Third world war is underway
Challenge is to win conflict while balancing defence and security with democratic freedoms
Sunday morning, June 4/17, Manchester, UK:
While I was attending a conference at the University of Manchester this past week, I walked by a building named after Alan Turing, the famous mathematician credited with inventing the computer and breaking the German Enigma Code in the Second World War. While persecuted to the point of suicide for his homosexuality, he was not recognized with a formal apology by the British government until 2009.
It is precisely people with the brilliance and determination of Turing who will be necessary in the effort to find new approaches to countering the kind of terrorism I woke up to this morning when I turned on my television. Six members of the public dead, with another announced as having expired, as I watched the news of the terrorist attack on London Bridge last night.
Forty-eight people injured they say, many in critical condition. The political parties have suspended national campaigning for the coming election June 8, but have insisted it not be delayed and have implored citizens to come out and vote in defiance of the terrorists trying to undermine democratic freedoms like voting.
When my mother was a child in Manchester during the second World War, her house was bombed during the Christmas holidays, and while she and her family were not home that day, she wasn’t able to return to get her Christmas presents, her prized stamp collection, and more.
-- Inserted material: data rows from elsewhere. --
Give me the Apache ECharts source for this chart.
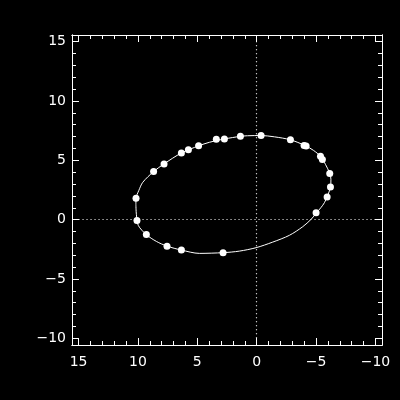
<!DOCTYPE html>
<html>
<head>
<meta charset="utf-8">
<script src="https://cdn.jsdelivr.net/npm/echarts@6/dist/echarts.min.js"></script>
<style>
html,body{margin:0;padding:0;background:#000;}
#chart{width:400px;height:400px;}
</style>
</head>
<body>
<div id="chart"></div>
<script>
// Measured points (x, y)
const pointsX = [10.16, 10.08, 9.29, 7.55, 6.34, 2.83, -5.00, -5.93, -6.21, -6.15, -5.53, -5.37, -4.16, -3.99, -2.84, -0.37, 1.37, 2.72, 3.40, 4.89, 5.75, 6.34, 7.80, 8.68];
const pointsY = [1.80, -0.08, -1.26, -2.23, -2.56, -2.78, 0.59, 1.91, 2.75, 3.90, 5.08, 5.34, 6.21, 6.26, 6.73, 7.09, 7.02, 6.80, 6.77, 6.22, 5.89, 5.62, 4.70, 4.05];

// Fitted ellipse curve
const curveX = [10.17, 10.13, 9.97, 9.29, 8.45, 7.55, 6.34, 4.83, 2.83, 1.46, 0.05, -1.35, -2.75, -3.88, -4.58, -5.05, -5.70, -6.21, -6.25, -6.15, -5.79, -5.37, -4.78, -4.08, -2.84, -1.49, -0.37, 0.78, 1.37, 2.72, 3.98, 4.89, 6.34, 7.80, 8.68, 9.59, 9.92, 10.16, 10.17];
const curveY = [1.29, 0.45, -0.48, -1.26, -1.83, -2.23, -2.56, -2.84, -2.78, -2.65, -2.36, -1.89, -1.32, -0.59, 0.03, 0.59, 1.43, 2.75, 3.40, 3.90, 4.66, 5.34, 5.84, 6.24, 6.73, 6.98, 7.09, 7.07, 7.02, 6.80, 6.52, 6.22, 5.62, 4.70, 4.05, 3.15, 2.47, 1.80, 1.29];

const majorTicks = [-10, -5, 0, 5, 10, 15];
const minorTicks = [-10, -9, -8, -7, -6, -5, -4, -3, -2, -1, 0, 1, 2, 3, 4, 5, 6, 7, 8, 9, 10, 11, 12, 13, 14, 15];
const xRange = [-10.55, 15.55];
const yRange = [-10.56, 15.56];

const WHITE = '#ffffff';
const FONT = 'DejaVu Sans';

function fmt(v) { return String(v).replace('-', '\u2212'); }

function makeAxis(kind, position, ticks, len, showLabels, range, inverse) {
  return {
    type: 'value',
    position: position,
    min: range[0],
    max: range[1],
    inverse: inverse,
    axisLine: { show: true, onZero: false, lineStyle: { color: WHITE, width: 1 } },
    axisTick: { show: true, inside: true, length: len, customValues: ticks, lineStyle: { color: WHITE, width: 1 } },
    axisLabel: showLabels ? {
      show: true, customValues: ticks, color: WHITE, fontSize: 14, fontFamily: FONT,
      margin: kind === 'x' ? 10 : 6, formatter: fmt
    } : { show: false },
    splitLine: { show: false },
    minorTick: { show: false }
  };
}

const chart = echarts.init(document.getElementById('chart'), null, { renderer: 'canvas' });
chart.setOption({
  backgroundColor: '#000000',
  animation: false,
  grid: { left: 72, top: 35, width: 310, height: 310 },
  xAxis: [
    makeAxis('x', 'bottom', majorTicks, 7, true, xRange, true),
    makeAxis('x', 'bottom', minorTicks, 4, false, xRange, true),
    makeAxis('x', 'top', majorTicks, 7, false, xRange, true),
    makeAxis('x', 'top', minorTicks, 4, false, xRange, true)
  ],
  yAxis: [
    makeAxis('y', 'left', majorTicks, 7, true, yRange, false),
    makeAxis('y', 'left', minorTicks, 4, false, yRange, false),
    makeAxis('y', 'right', majorTicks, 7, false, yRange, false),
    makeAxis('y', 'right', minorTicks, 4, false, yRange, false)
  ],
  series: [
    {
      type: 'line',
      xAxisIndex: 0, yAxisIndex: 0,
      data: curveX.map((x, i) => [x, curveY[i]]),
      smooth: 0.3,
      showSymbol: false,
      lineStyle: { color: WHITE, width: 1 },
      markLine: {
        silent: true,
        symbol: ['none', 'none'],
        label: { show: false },
        lineStyle: { color: WHITE, width: 1.2, type: [1, 3], opacity: 1 },
        data: [
          [{ coord: [0, -10] }, { coord: [0, 15] }],
          [{ coord: [15, 0] }, { coord: [-10, 0] }]
        ]
      }
    },
    {
      type: 'scatter',
      xAxisIndex: 0, yAxisIndex: 0,
      data: pointsX.map((x, i) => [x, pointsY[i]]),
      symbol: 'circle',
      symbolSize: 7,
      itemStyle: { color: WHITE, opacity: 1 }
    }
  ]
});
</script>
</body>
</html>
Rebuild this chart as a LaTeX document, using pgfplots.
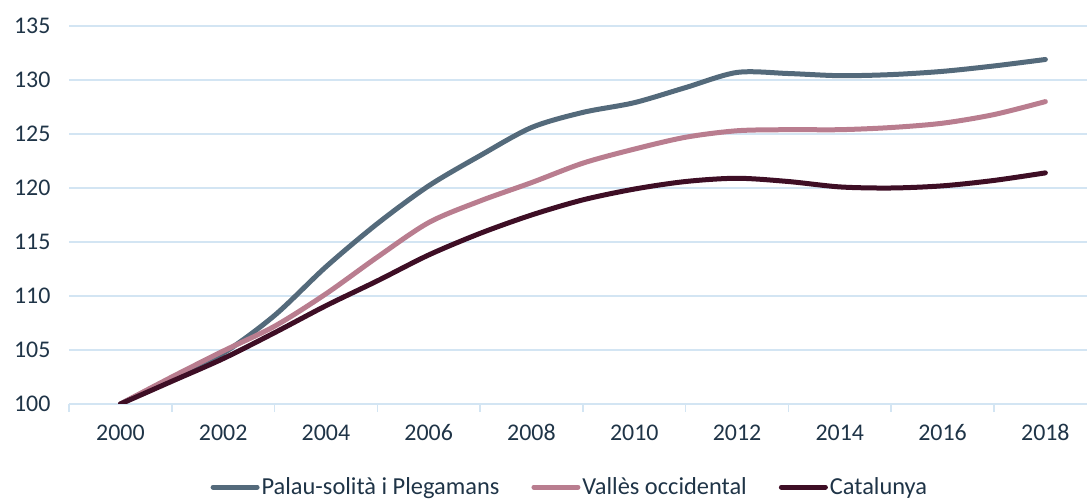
\documentclass[border=0pt]{standalone}
\usepackage{pgfplots}
\pgfplotsset{compat=1.18}
\usepackage{fontspec}
\setmainfont{Carlito}
\definecolor{cPal}{HTML}{546A7B}
\definecolor{cVal}{HTML}{B97D8F}
\definecolor{cCat}{HTML}{3E0E25}
\definecolor{cGrid}{HTML}{D3E5F3}
\definecolor{cTxt}{HTML}{1F3447}
\begin{document}
\begin{tikzpicture}
\begin{axis}[
  at={(69bp,95bp)}, anchor=south west,
  scale only axis, width=1018bp, height=378bp,
  xmin=1999, xmax=2018.81, ymin=100, ymax=135,
  xtick={2000,2002,...,2018},
  minor xtick={1999,2001,...,2017},
  ytick={100,105,...,135},
  xtick pos=bottom, ytick pos=left,
  tick align=outside,
  major tick length=0bp, minor tick length=8bp,
  every tick/.style={draw=cGrid, line width=1.5bp},
  axis line style={draw=none},
  ymajorgrids, major grid style={draw=cGrid, line width=1.5bp},
  /pgf/number format/assume math mode=true,
  xticklabel={\pgfmathprintnumber[1000 sep={}]{\tick}},
  yticklabel={\pgfmathprintnumber{\tick}},
  tick label style={font=\fontsize{24}{28}\selectfont, text=cTxt},
  xticklabel style={yshift=-17bp},
  yticklabel style={xshift=-15bp},
  legend columns=3,
  legend style={at={(0.492,-0.22)}, anchor=center, draw=none, fill=none,
    font=\fontsize{24.5}{28}\selectfont, text=cTxt,
    /tikz/every even column/.append style={column sep=30bp},
    nodes={inner xsep=2bp},
    inner sep=0pt, row sep=0pt},
  legend cell align=left,
  legend image code/.code={\draw[#1, line width=5bp, line cap=round] (0bp,0bp) -- (44bp,0bp);},
  every axis plot/.append style={line width=5bp, line cap=round, smooth, tension=0.5},
]
\addplot[cPal] coordinates {
(2000,100) (2001,102.4) (2002,104.7) (2003,108.2) (2004,112.7) (2005,116.7)
(2006,120.2) (2007,123.0) (2008,125.6) (2009,127.0) (2010,127.9) (2011,129.3)
(2012,130.7) (2013,130.6) (2014,130.4) (2015,130.5) (2016,130.8) (2017,131.3) (2018,131.9)};
\addlegendentry{Palau-solità i Plegamans}
\addplot[cVal] coordinates {
(2000,100) (2001,102.5) (2002,104.9) (2003,107.2) (2004,110.2) (2005,113.6)
(2006,116.8) (2007,118.8) (2008,120.5) (2009,122.3) (2010,123.6) (2011,124.7)
(2012,125.3) (2013,125.4) (2014,125.4) (2015,125.6) (2016,126.0) (2017,126.8) (2018,128.0)};
\addlegendentry{Vallès occidental}
\addplot[cCat] coordinates {
(2000,100) (2001,102.1) (2002,104.2) (2003,106.6) (2004,109.1) (2005,111.4)
(2006,113.8) (2007,115.8) (2008,117.5) (2009,118.9) (2010,119.9) (2011,120.6)
(2012,120.9) (2013,120.6) (2014,120.1) (2015,120.0) (2016,120.2) (2017,120.7) (2018,121.4)};
\addlegendentry{Catalunya}
\end{axis}
\pgfresetboundingbox
\path (0bp,0bp) rectangle (1087bp,499bp);
\end{tikzpicture}
\end{document}
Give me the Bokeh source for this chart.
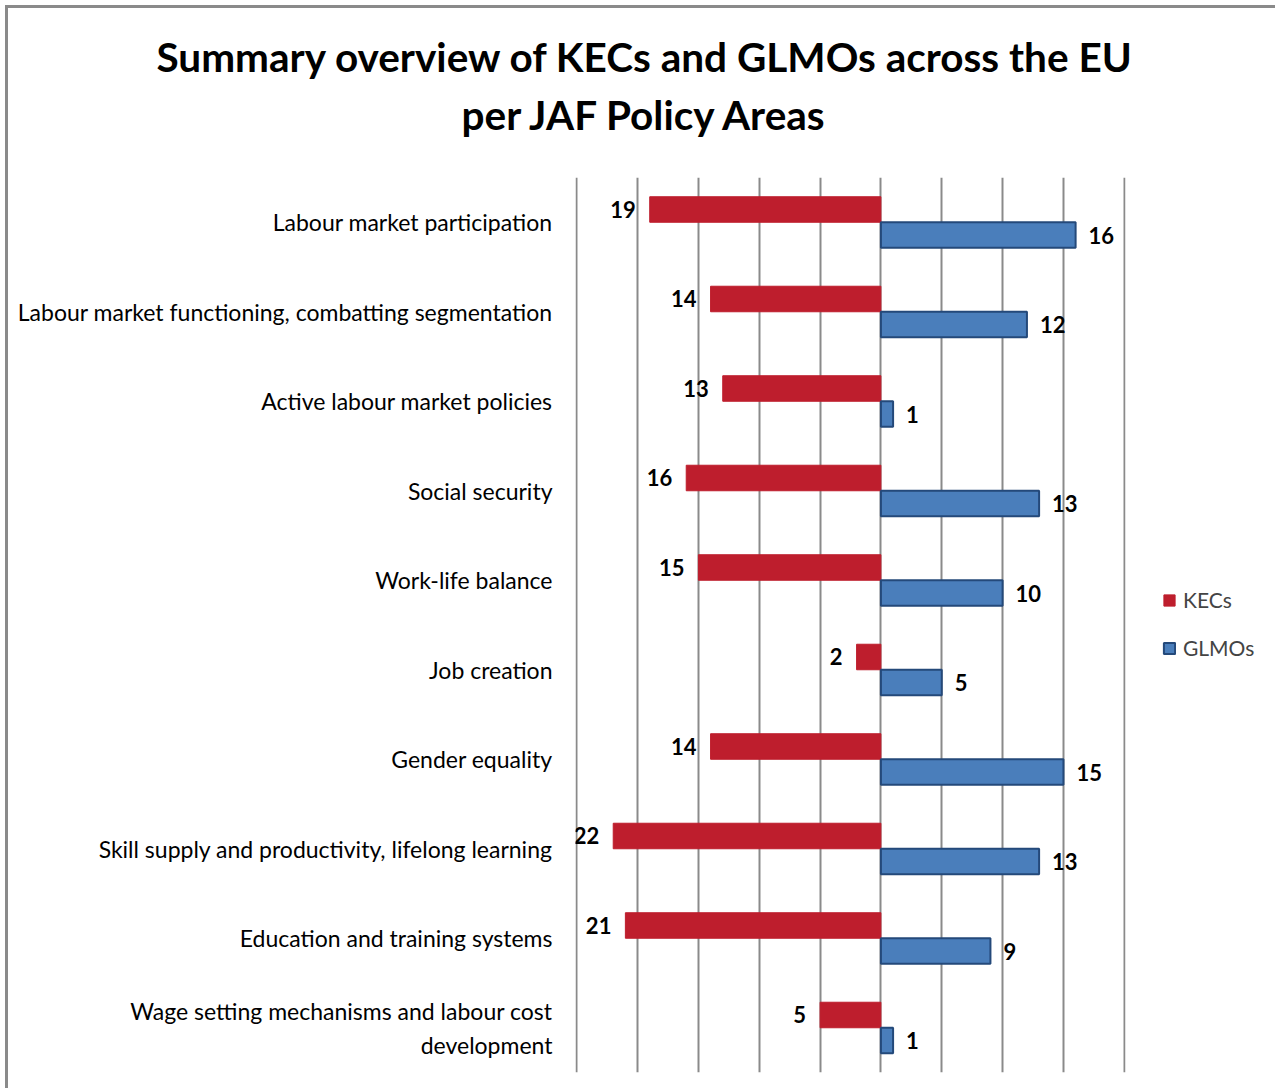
from bokeh.plotting import figure
from bokeh.models import FactorRange, Range1d, FixedTicker, Legend, LegendItem, ColumnDataSource, Title
from bokeh.transform import dodge
from bokeh.core.properties import value
from bokeh.embed import file_html
from bokeh.resources import INLINE

categories = [
    "Labour market participation",
    "Labour market functioning, combatting segmentation",
    "Active labour market policies",
    "Social security",
    "Work-life balance",
    "Job creation",
    "Gender equality",
    "Skill supply and productivity, lifelong learning",
    "Education and training systems",
    "Wage setting mechanisms and labour cost\ndevelopment",
]
kecs = [19, 14, 13, 16, 15, 2, 14, 22, 21, 5]
glmos = [16, 12, 1, 13, 10, 5, 15, 13, 9, 1]
grid_ticks = [-25, -20, -15, -10, -5, 0, 5, 10, 15, 20]
title_line1 = "Summary overview of KECs and GLMOs across the EU"
title_line2 = "per JAF Policy Areas"

RED = "#BE1E2D"
BLUE = "#4A7EBB"
BLUE_LINE = "#24497A"
FONT = "Lato"

src = ColumnDataSource(dict(
    cat=categories,
    kec_neg=[-v for v in kecs],
    kec_lbl=[str(v) for v in kecs],
    glmo=glmos,
    glmo_lbl=[str(v) for v in glmos],
))

p = figure(
    y_range=FactorRange(*reversed(categories)),
    x_range=Range1d(-25.1, 20.1),
    width=1265, height=1080,
    frame_width=550, frame_height=895,
    min_border_left=567, min_border_right=148,
    min_border_top=169, min_border_bottom=16,
    output_backend="svg", toolbar_location=None,
)
p.styles = {"border-left": "3px solid #8a8a8a", "border-top": "3px solid #8a8a8a",
            "margin-left": "5px", "margin-top": "5px"}
p.outline_line_color = None

# outer title line (top)
p.title.text = title_line1
p.title.align = "left"
p.title.offset = -419
p.title.standoff = 0
p.title.text_font = FONT
p.title.text_font_style = "bold"
p.title.text_font_size = "40.5px"
p.title.text_color = "black"

# blank spacer between the second title line and the plot area
spacer = Title(text=" ", standoff=18, text_font=FONT, text_font_size="10px")
p.add_layout(spacer, "above")

# inner title line
t2 = Title(text=title_line2, align="left", offset=-114, standoff=14,
           text_font=FONT, text_font_style="bold", text_font_size="40.5px", text_color="black")
p.add_layout(t2, "above")

bh = 0.285
kec_r = p.hbar(y=dodge("cat", bh / 2, range=p.y_range), left=0, right="kec_neg", height=bh,
               source=src, fill_color=RED, line_color=RED, line_width=1)
glmo_r = p.hbar(y=dodge("cat", -bh / 2, range=p.y_range), left=0, right="glmo", height=bh,
                source=src, fill_color=BLUE, line_color=BLUE_LINE, line_width=2)

p.text(x="kec_neg", y=dodge("cat", bh / 2, range=p.y_range), text="kec_lbl", source=src,
       text_align="right", text_baseline="middle", x_offset=-14,
       text_font=value(FONT), text_font_style="bold", text_font_size="22px", text_color="black")
p.text(x="glmo", y=dodge("cat", -bh / 2, range=p.y_range), text="glmo_lbl", source=src,
       text_align="left", text_baseline="middle", x_offset=13,
       text_font=value(FONT), text_font_style="bold", text_font_size="22px", text_color="black")

p.xaxis.visible = False
p.xgrid.ticker = FixedTicker(ticks=grid_ticks)
p.xgrid.grid_line_color = "#8a8a8a"
p.xgrid.grid_line_width = 2
p.ygrid.grid_line_color = None

ax = p.yaxis[0]
ax.axis_line_color = None
ax.major_tick_line_color = None
ax.minor_tick_line_color = None
ax.major_tick_out = 0
ax.major_label_standoff = 23
ax.major_label_text_font = FONT
ax.major_label_text_font_size = "23px"
ax.major_label_text_color = "black"

legend = Legend(items=[LegendItem(label="KECs", renderers=[kec_r]),
                       LegendItem(label="GLMOs", renderers=[glmo_r])],
                location=(37, 412), padding=0, margin=0, spacing=23,
                glyph_width=14, glyph_height=14, label_standoff=7,
                label_text_font=FONT, label_text_font_size="21px",
                border_line_color=None, background_fill_alpha=0)
p.add_layout(legend, "right")

open("out.html", "w").write(file_html(p, INLINE))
But my mother’s family somehow kept calm and carried on, like so many other Britons during the Blitz. In fact, “Keep calm and carry on” became an unofficial motto for the country, and is being invoked again by many authorities and members of the public interviewed on television about the London attack.
This sense of calmness and carrying on was something I experienced when I arrived in Manchester a few days ago. Not only that, but given that the bombing which saw 22 killed here just a few weeks ago, I was surprised by how friendly and welcoming everyone was trying to be — from the customs agents at the airport to the police, and many others. They of course realize most people aren’t terrorists despite the critical alert throughout Britain.
But today something is different. There’s a terrible sadness in the air.
Yes, it’s still calmness and carrying on, but now with a sad resignation, as if we were back in the days of the Blitz.
This is a new kind of war however, and old methods of defence aren’t working — not the security measures, not the anti-radicalization initiatives, and certainly not attempts to get British Muslims to report members of their own community whom they might suspect. There’s not much to make them feel secure about such a process when they have little confidence in a system which seems to privilege a race, a religion — a whole class that is not theirs.
Most of this modern terrorism has so far victimized Muslims themselves — witness Iraq, Syria — so it comes as a shock when these incidents happen here, and when people find out, as in the case in the Manchester bombing, it was a suspect born and bred in Britain. Suddenly we are in our own domestic terrorist war here, and despite security measures we seem unprepared for it. Neither can we ever be, really, when the measures taken belong to those of another era.
To get back to Turing, something on the level of his innovation and toiling dedication is going to be necessary to defeat terrorism. Britain has done it before and should be capable of doing it again.
The Nazi terrors were dealt with, not just by the few to whom so much was owed by so many, but by radar, and the home front with their black-out curtains, dimmed headlights, and mixed-up road signs to confuse the enemy. They were so convinced there would be an invasion, my father’s RCAF squadron, stationed in southern England and short on supplies, were issued baseball bats to beat off German paratroopers.
Such is the kind of nationwide effort, and Alan Turing level of brilliance, to fight this new kind of war. We thought World War 3 would be nuclear, but it’s not — and make no mistake, WW 3 is now the war we are fighting.
The great challenge will be to win the conflict while balancing defence and security with democratic freedom, religious tolerance and respect for all citizens.
In short, we must make a special effort to, again, keep calm and carry on.
Richard Hancox is Associate Professor, Communication Studies Department, Concordia University. He is a former Islander and UPEI graduate. His father, Bill Hancox, was a former Guardian publisher and later CEO of Confederation Centre. His mother, Mary, was a war bride from Manchester. They met while Bill was stationed with the RCAF in southern England during the Second World War.